Umat Islam pada masa itu
menentang ilmu pengetahuan yang diusung dari Barat, seperti filsafat. Tetapi Abduh
memiliki pendapat lain. Ia melihat bahwa dasar-dasar kemajuan Barat terletak
pada ilmu pengetahuannya. Maka dari itu Abduh berpendapat bahwa Umat Islam
harus pula mengetahui ilmu pengetauan dan filsafat guna kemajuan agama Islam.
Abduh juga mengusulkan ilmu seperti filsafat masuk kedalam kurikulum Madrasah.

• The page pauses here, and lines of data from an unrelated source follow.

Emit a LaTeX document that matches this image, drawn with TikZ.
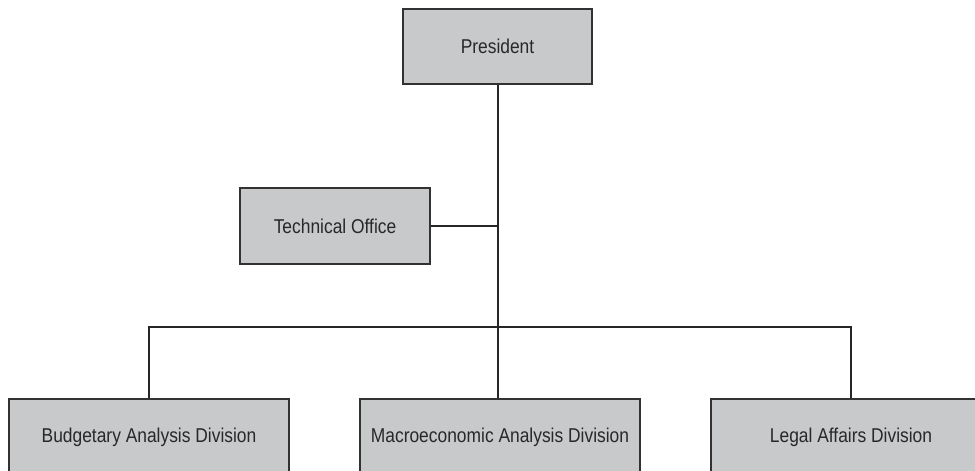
\documentclass[tikz,border=0pt]{standalone}
\usepackage{fontspec}
\setmainfont[FakeStretch=0.87]{Liberation Sans}
\usepackage{tikz}
\definecolor{boxgray}{RGB}{200,201,203}
\definecolor{edgegray}{RGB}{50,50,50}
\definecolor{textgray}{RGB}{40,40,40}
\tikzstyle{office} = [rectangle, text centered, draw=edgegray, line width=1.2pt, fill=boxgray, text=textgray, font=\fontsize{20}{23}\selectfont, inner sep=0pt]
\tikzstyle{division} = [office, minimum width=280pt, minimum height=76pt]
\tikzstyle{link} = [line width=1.6pt, draw=black!85]

\begin{document}
\begin{tikzpicture}[x=1pt, y=-1pt]
\useasboundingbox (0,0) rectangle (975,471);
\clip (0,0) rectangle (975,471);

\node (president) [office, minimum width=189pt, minimum height=75pt] at (497.5,46.5) {President};
\node (techoffice) [office, minimum width=190pt, minimum height=76pt] at (335,226) {Technical Office};

\node (budget) [division] at (149,437) {Budgetary Analysis Division};
\node (macro) [division] at (500,437) {Macroeconomic Analysis Division};
\node (legal) [division] at (851,437) {Legal Affairs Division};

\coordinate (bus) at (498,327);

\draw [link] (president.south -| bus) -- (bus);
\draw [link] (techoffice.east) -- (techoffice.east -| bus);
\draw [link] (budget.north) |- (bus) -| (legal.north);
\draw [link] (bus) -- (macro.north -| bus);

\end{tikzpicture}
\end{document}
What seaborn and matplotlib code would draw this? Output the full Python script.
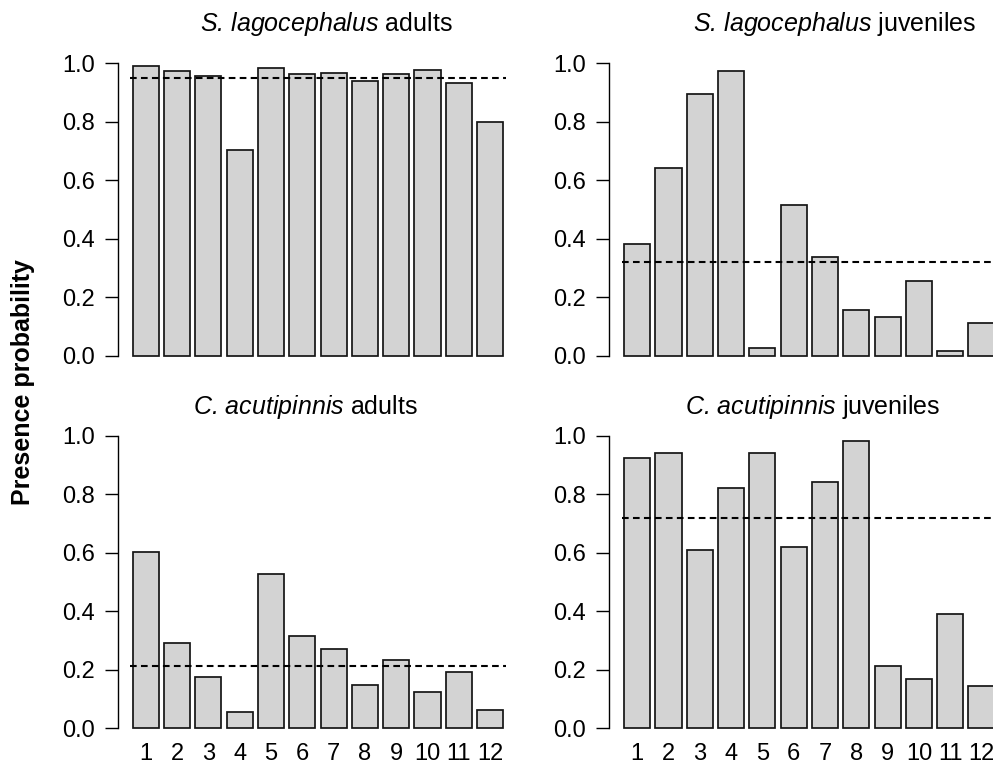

Hal tersebut tidak serta-merta mendapat dukungan dari beberapa pihak. Tetapi lambat
laun pemikiran tersebut disetujui. Hal itu dibuktikan dengan didirikannya
sekolah-sekolah modern disamping madrasah-madrasah, seperti didirikannya
sekolah teknik pada tahun 1816 M, sekolah kedokteran pada tahun 1838 M, disusul
sekolah apoteker, pertambangan dan lainnya.
Pembaharuan dalam aspek
pendidikan tersebut diharapkan sebagai batu loncatan untuk mendukung pembebasan
dari tradisi dan penafsiran-penafsiran agama yang kolot. Seperti pandangan
bahwa agama Islam sebatas pengabdian umat kepada Tuhannya, tidak mencakup
seluruh aspek kehidupan sosial masyarakat seperti pendidikan, perdagangan, dan
sebagainya. Masyarakat Islam pada masa itu terkekang oleh tradisi agama itu
sendiri, yang beranggapan bahwa agama itu absolut dan tidak boleh berubah. Jadi
tidak mengherankan jikalau masyarakat pada masa itu statis. Peran Abduh dalam
pembaharuan seperti membangunkan masyarakat dalam tidurnya.
Pada akhirnya semua
makhluk akan kembali tuhannya, tak terkecuali Abduh. Ia mengakhiri semua
perjalanan hidupnya pada 11 Juli 1905 M. Selama 55 tahun hidupnya, ia mengabadikan
dirinya untuk masyarakat. Upacara penghormatan terakhir dilakukan secara resmi
oleh pemerintah Mesir. Sebagai Mufti dan orang besar, sudah sepatutnya dikenang
jasanya. Dengan kereta api istimewa jenazahnya dibawa ke Kairo untuk disalatkan
di Masjid Azhar dan dimakamkan di dalam kompleks universitas.